Anoche soñé…


Hace un buen rato que ha amanecido y aunque he remoloneado un poquito, me levanto para disfrutar de la calma y la serenidad de este sitio donde tanto disfrutamos de nuestro periodo vacacional. Y parece que todo esta bien, genial, aquí no pasa nada.

Un cielo azul y limpio que se une en el horizonte con el mar; una brisa que hace que agradezcas el poder estar donde estás y te acuerdes de las agobiantes jornadas de calor que, en nuestra querida ciudad, Córdoba, estarán soportando los que por un motivo u otro tengan que estar durante este mes allí; unos jardines muy bien cuidados y llenos de flores de mil colores, consecuencia del clima envidiable que esta zona tiene durante todo el año. Realmente un lugar encantador.

Y parece que todo está bien. Que no ocurre nada que nos haga pensar que debamos tener precaución, sospecha e incluso miedo de lo que la realidad es.

Pero llega el momento de poner los pies sobre la tierra, el momento en hacer lo que hasta hace muy poquito hacíamos sin más preocupación que la de no olvidar la crema protectora o las toallas. Empezamos preparando todo aquello que nos llevamos a la playa (sillas, bolsa con toallas, cremas, sombreros, etc.) y cuando ya estamos dispuestos a salir nos volvemos para coger lo que ya no podemos olvidar de la puerta hacia fuera: nuestras mascarillas. Y sí, son molestas, y sí, dan muchísimo calor, pero según los expertos junto a la distancia de seguridad y el lavado de manos, una de las medidas más importantes para no contagiarnos del maldito coronavirus.

Y se rompe la normalidad. Llamamos al ascensor con el codo o con la llave. Abrimos las puertas con un pañuelo o con el hidrogel en las manos para rápidamente limpiarnos al haber tocado un elemento que podía estar contaminado, caminamos y si vemos venir a alguien nos replegamos o esperamos a distancia prudente a que pase. Y para qué contar el momento de elegir el lugar donde nos vamos a colocar en la playa. Antes, cuando llegábamos, estudiábamos las mareas y en función de que subieran o bajaran buscábamos el lugar idóneo para disfrutar de la mañana al sol. Ahora no solamente hacemos todo esto, sino que buscamos un lugar donde la distancia entre los “vecinos” sea la suficiente para casi no vernos las caras. No interactuamos, no nos socializamos, es más, creo que agradecemos no encontrarnos con nadie que conozcamos porque no sabemos muy bien como reaccionar.

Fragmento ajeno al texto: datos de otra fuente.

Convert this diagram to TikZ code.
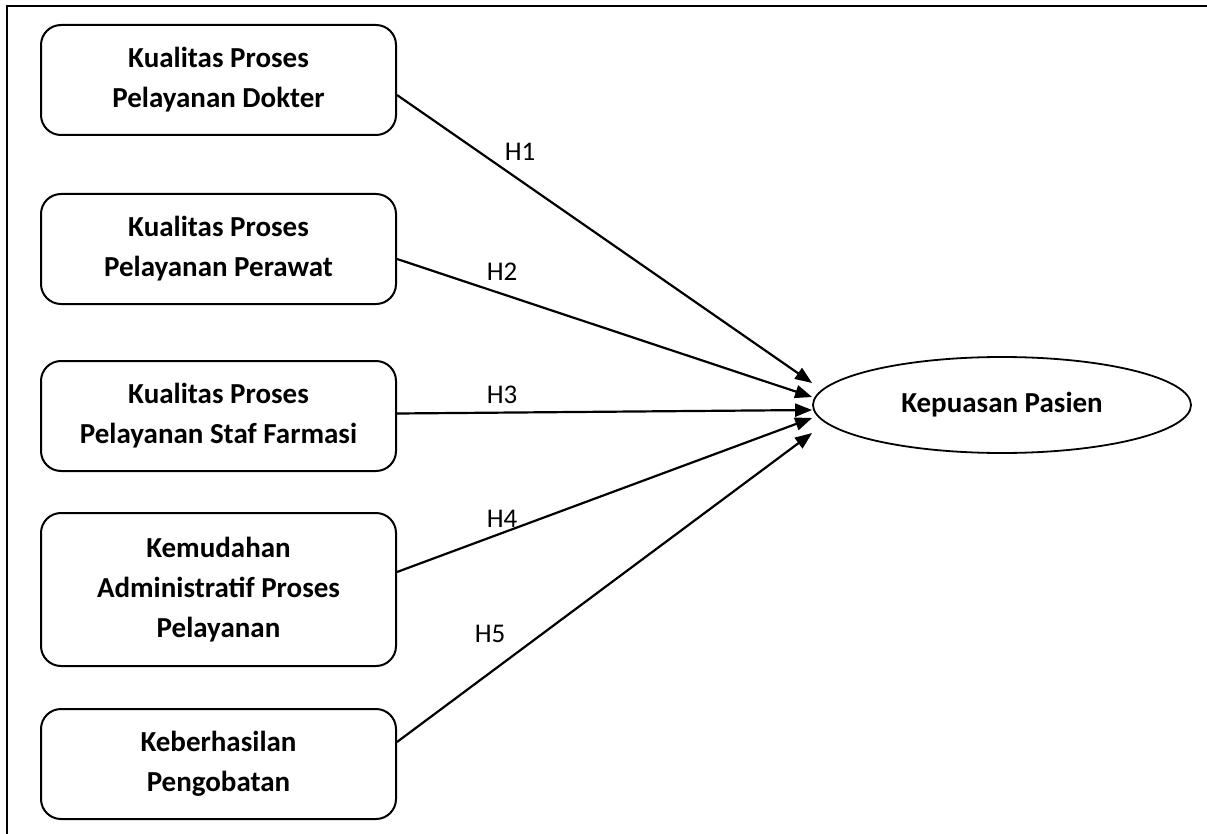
\documentclass[tikz,border=0pt]{standalone}
\usepackage{fontspec}
\setmainfont{Carlito}
\usetikzlibrary{positioning,shapes.geometric,arrows.meta}

\begin{document}
\begin{tikzpicture}[x=1pt, y=-1pt,
varnode/.style={rectangle, rounded corners=20pt, draw=black, line width=2pt, minimum width=355pt, minimum height=110pt, inner sep=0pt, align=center, font=\bfseries\fontsize{29}{40}\selectfont},
depnode/.style={ellipse, draw=black, line width=1.8pt, minimum width=378pt, minimum height=96pt, inner sep=0pt, font=\bfseries\fontsize{29}{40}\selectfont},
hlabel/.style={inner sep=0pt, font=\fontsize{27}{30}\selectfont},
hline/.style={draw=black, line width=2.2pt, -{Triangle[length=17pt,width=13pt]}},
]
\useasboundingbox (0,0) rectangle (1207,834);
\draw[line width=2.5pt] (7,834) -- (7,6) -- (1207,6);

%Nodes
\node[varnode]          (dokter)        at (218.5,80)               {Kualitas Proses\\Pelayanan Dokter};
\node[varnode]          (perawat)       [below=57pt of dokter]      {Kualitas Proses\\Pelayanan Perawat};
\node[varnode]          (farmasi)       [below=55pt of perawat]     {Kualitas Proses\\Pelayanan Staf Farmasi};
\node[varnode, minimum height=153pt] (admin) [below=40pt of farmasi] {Kemudahan\\Administratif Proses\\Pelayanan};
\node[varnode]          (pengobatan)    [below=41pt of admin]       {Keberhasilan\\Pengobatan};
\node[depnode]          (pasien)        at (1002,405)               {Kepuasan Pasien};

\node[hlabel]           (h1)            at (520,152)                {H1};
\node[hlabel]           (h2)            at (502,272)                {H2};
\node[hlabel]           (h3)            at (502,395)                {H3};
\node[hlabel]           (h4)            at (502,519)                {H4};
\node[hlabel]           (h5)            at (490,634)                {H5};

%Lines
\draw[hline] ([yshift=-15pt]dokter.east) -- ([yshift=22pt]pasien.west);
\draw[hline] ([yshift=-10pt]perawat.east) -- ([yshift=8pt]pasien.west);
\draw[hline] ([yshift=2.5pt]farmasi.east) -- ([yshift=-5pt]pasien.west);
\draw[hline] ([yshift=17.5pt]admin.east) -- ([yshift=-13pt]pasien.west);
\draw[hline] ([yshift=22pt]pengobatan.east) -- ([yshift=-28pt]pasien.west);

\end{tikzpicture}
\end{document}
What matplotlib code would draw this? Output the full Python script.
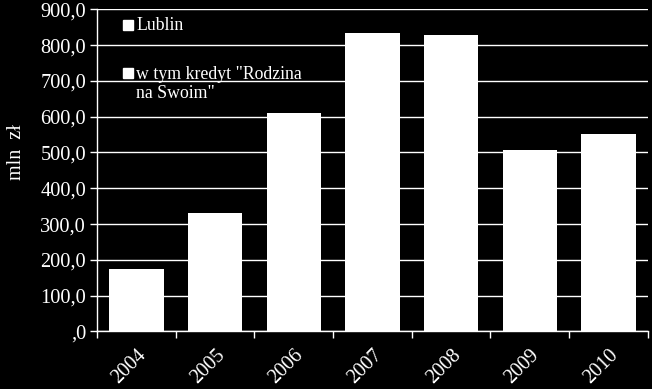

¡Qué distinto es este verano, pero qué poco concienciados estamos de lo que está ocurriendo! Y es que anoche, como muchas otras noches, soñé que nada de esto estaba pasando, que era una pesadilla terrible, consecuencia quizás de haber cenado en demasía o de haber visto una película movidita casi a la hora de irme a dormir.

Pero esta pesadilla es real. Estamos atravesando una situación terrible de la que aún no nos hemos dado cuenta de su importancia. Si todos fuéramos conscientes, otro gallo nos cantaría. Procuras cumplir con todo aquello que los entendidos recomiendan para evitar el contagio, pero luego ves legiones de gente… no sé ni cómo denominarlas, que se pasan todas las normas por alto y se creen invencibles. Y yo los miro y pienso…, si sólo se contagiaran y lo sufrieran ellos, podría medio entenderlo, de su mal entendida libertad podrían hacer el uso que les diera la gana, pero saber que con su actuación pueden contagiar a sus padres, abuelos o personas a las que pueda costarle la vida sus insensateces, me cuesta mucho más entenderlo.

Y creo que es consecuencia de la cultura que se nos está imponiendo. Cultura de pensamiento único, en la que destaca mi “yo”. Yo quiero, yo pienso, yo puedo, yo hago…

Y soñé. Soñé que volvíamos a vivir el antes del Covid-19, que podíamos besarnos, abrazarnos y sentirnos sin desconfiar de la otra persona (con quién habrá estado, dónde habrá ido, qué habrá tocado).

Y para que ese sueño deje de ser pesadilla, debemos de ir todos a una. Cosa harto difícil si vemos como quienes dirigen la nación están tranquilamente veraneando y poco preocupados por lo que se nos avecinará en cuanto termine el periodo vacacional.